# Figure scripts:
--
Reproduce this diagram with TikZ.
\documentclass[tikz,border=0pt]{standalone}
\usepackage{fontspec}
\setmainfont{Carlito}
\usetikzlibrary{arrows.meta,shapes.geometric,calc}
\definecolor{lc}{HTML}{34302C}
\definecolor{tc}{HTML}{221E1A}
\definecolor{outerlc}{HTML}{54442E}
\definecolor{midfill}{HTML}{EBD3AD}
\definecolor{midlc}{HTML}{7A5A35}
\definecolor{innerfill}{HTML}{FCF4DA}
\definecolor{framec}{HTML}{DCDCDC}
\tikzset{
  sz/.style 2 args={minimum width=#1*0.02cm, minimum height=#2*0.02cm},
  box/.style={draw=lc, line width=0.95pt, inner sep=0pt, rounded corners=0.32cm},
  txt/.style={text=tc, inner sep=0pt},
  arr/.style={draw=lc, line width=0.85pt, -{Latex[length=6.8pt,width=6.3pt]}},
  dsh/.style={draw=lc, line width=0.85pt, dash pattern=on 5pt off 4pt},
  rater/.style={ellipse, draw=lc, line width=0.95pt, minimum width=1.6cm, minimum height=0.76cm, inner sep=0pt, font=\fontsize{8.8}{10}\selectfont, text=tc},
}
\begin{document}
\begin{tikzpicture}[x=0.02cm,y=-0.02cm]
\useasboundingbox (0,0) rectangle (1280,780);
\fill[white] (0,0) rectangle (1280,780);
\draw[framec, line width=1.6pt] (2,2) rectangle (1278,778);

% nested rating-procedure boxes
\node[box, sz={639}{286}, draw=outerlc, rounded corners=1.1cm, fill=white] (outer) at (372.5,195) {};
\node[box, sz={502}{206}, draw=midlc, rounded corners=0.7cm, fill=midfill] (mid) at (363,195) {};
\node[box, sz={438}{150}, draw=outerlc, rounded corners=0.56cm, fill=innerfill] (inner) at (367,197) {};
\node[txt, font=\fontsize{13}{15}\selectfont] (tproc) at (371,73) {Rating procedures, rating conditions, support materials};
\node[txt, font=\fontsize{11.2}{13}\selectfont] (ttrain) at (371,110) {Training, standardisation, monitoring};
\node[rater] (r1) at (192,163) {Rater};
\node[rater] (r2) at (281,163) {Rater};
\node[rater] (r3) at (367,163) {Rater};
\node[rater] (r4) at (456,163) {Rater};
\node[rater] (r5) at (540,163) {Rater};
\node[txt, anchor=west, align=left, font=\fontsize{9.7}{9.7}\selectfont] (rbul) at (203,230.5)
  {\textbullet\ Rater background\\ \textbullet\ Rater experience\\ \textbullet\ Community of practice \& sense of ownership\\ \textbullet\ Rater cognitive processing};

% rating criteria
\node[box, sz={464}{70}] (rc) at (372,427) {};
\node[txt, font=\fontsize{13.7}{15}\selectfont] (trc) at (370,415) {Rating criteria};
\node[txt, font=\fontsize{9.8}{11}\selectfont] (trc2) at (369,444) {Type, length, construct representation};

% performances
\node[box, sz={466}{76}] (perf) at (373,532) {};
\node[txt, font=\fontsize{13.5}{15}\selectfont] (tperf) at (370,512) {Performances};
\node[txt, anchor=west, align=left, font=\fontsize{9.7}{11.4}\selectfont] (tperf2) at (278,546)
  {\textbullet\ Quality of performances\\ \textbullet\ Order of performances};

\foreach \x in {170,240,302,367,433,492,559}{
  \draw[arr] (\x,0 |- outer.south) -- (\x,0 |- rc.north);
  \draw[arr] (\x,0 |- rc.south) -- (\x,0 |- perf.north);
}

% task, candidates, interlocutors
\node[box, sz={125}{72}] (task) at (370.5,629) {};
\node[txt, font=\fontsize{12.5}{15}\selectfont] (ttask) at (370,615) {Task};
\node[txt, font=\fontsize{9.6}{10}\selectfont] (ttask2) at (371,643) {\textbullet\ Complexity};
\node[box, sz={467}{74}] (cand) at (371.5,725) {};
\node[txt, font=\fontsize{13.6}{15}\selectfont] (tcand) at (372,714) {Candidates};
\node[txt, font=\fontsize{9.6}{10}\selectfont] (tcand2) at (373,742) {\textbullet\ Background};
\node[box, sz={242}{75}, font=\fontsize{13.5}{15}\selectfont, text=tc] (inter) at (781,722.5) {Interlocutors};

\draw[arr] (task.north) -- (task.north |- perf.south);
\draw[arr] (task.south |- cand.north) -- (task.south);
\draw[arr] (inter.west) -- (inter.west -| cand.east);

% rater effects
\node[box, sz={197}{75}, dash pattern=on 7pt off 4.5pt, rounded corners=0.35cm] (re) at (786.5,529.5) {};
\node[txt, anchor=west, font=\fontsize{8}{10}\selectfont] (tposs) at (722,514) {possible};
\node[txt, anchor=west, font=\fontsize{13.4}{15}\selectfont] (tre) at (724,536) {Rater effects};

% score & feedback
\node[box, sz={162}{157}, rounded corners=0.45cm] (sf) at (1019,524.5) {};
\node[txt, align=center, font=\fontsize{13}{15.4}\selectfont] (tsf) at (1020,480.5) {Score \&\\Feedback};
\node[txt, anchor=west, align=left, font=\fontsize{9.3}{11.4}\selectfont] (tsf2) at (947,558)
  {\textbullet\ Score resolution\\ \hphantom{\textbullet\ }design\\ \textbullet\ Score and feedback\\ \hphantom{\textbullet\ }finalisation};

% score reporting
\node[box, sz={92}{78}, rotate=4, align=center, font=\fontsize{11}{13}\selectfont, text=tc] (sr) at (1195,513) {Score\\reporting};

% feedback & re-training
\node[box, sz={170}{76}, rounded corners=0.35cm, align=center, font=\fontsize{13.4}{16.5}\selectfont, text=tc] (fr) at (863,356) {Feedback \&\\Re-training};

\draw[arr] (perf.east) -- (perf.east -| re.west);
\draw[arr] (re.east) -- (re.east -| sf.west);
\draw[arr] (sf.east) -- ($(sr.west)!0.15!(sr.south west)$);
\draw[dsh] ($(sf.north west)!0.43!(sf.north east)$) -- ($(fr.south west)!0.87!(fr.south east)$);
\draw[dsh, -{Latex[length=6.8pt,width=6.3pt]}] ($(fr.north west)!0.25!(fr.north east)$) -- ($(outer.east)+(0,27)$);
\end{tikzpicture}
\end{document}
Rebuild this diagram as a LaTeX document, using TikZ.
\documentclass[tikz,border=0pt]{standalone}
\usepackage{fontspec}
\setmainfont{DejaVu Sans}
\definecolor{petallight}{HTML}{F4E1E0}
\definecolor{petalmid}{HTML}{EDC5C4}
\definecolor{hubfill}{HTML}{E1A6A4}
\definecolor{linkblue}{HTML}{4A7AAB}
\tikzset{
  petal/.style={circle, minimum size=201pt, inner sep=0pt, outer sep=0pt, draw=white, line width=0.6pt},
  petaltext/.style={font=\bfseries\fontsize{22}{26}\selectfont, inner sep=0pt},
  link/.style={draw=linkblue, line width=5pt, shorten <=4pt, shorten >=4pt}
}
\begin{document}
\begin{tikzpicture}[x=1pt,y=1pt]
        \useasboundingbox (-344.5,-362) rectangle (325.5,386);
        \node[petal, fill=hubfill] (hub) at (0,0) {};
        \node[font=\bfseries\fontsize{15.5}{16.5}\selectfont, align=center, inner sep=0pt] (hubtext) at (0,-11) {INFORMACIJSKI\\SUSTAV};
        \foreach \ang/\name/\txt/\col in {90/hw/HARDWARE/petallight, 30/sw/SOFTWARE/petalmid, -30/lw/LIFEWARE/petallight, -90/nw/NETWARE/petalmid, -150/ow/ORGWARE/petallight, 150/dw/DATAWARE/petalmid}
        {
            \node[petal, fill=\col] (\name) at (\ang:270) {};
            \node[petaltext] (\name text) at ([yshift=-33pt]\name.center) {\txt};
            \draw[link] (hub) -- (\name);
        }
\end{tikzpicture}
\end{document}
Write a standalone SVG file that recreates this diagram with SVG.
--
# Exercise:
Print, please, the lines from the first line of the material through the line that contains "Rater background\\ \textbullet\", exactly as written and with nothing added.

# Response to the task:
Reproduce this diagram with TikZ.
\documentclass[tikz,border=0pt]{standalone}
\usepackage{fontspec}
\setmainfont{Carlito}
\usetikzlibrary{arrows.meta,shapes.geometric,calc}
\definecolor{lc}{HTML}{34302C}
\definecolor{tc}{HTML}{221E1A}
\definecolor{outerlc}{HTML}{54442E}
\definecolor{midfill}{HTML}{EBD3AD}
\definecolor{midlc}{HTML}{7A5A35}
\definecolor{innerfill}{HTML}{FCF4DA}
\definecolor{framec}{HTML}{DCDCDC}
\tikzset{
  sz/.style 2 args={minimum width=#1*0.02cm, minimum height=#2*0.02cm},
  box/.style={draw=lc, line width=0.95pt, inner sep=0pt, rounded corners=0.32cm},
  txt/.style={text=tc, inner sep=0pt},
  arr/.style={draw=lc, line width=0.85pt, -{Latex[length=6.8pt,width=6.3pt]}},
  dsh/.style={draw=lc, line width=0.85pt, dash pattern=on 5pt off 4pt},
  rater/.style={ellipse, draw=lc, line width=0.95pt, minimum width=1.6cm, minimum height=0.76cm, inner sep=0pt, font=\fontsize{8.8}{10}\selectfont, text=tc},
}
\begin{document}
\begin{tikzpicture}[x=0.02cm,y=-0.02cm]
\useasboundingbox (0,0) rectangle (1280,780);
\fill[white] (0,0) rectangle (1280,780);
\draw[framec, line width=1.6pt] (2,2) rectangle (1278,778);

% nested rating-procedure boxes
\node[box, sz={639}{286}, draw=outerlc, rounded corners=1.1cm, fill=white] (outer) at (372.5,195) {};
\node[box, sz={502}{206}, draw=midlc, rounded corners=0.7cm, fill=midfill] (mid) at (363,195) {};
\node[box, sz={438}{150}, draw=outerlc, rounded corners=0.56cm, fill=innerfill] (inner) at (367,197) {};
\node[txt, font=\fontsize{13}{15}\selectfont] (tproc) at (371,73) {Rating procedures, rating conditions, support materials};
\node[txt, font=\fontsize{11.2}{13}\selectfont] (ttrain) at (371,110) {Training, standardisation, monitoring};
\node[rater] (r1) at (192,163) {Rater};
\node[rater] (r2) at (281,163) {Rater};
\node[rater] (r3) at (367,163) {Rater};
\node[rater] (r4) at (456,163) {Rater};
\node[rater] (r5) at (540,163) {Rater};
\node[txt, anchor=west, align=left, font=\fontsize{9.7}{9.7}\selectfont] (rbul) at (203,230.5)
  {\textbullet\ Rater background\\ \textbullet\ Rater experience\\ \textbullet\ Community of practice \& sense of ownership\\ \textbullet\ Rater cognitive processing};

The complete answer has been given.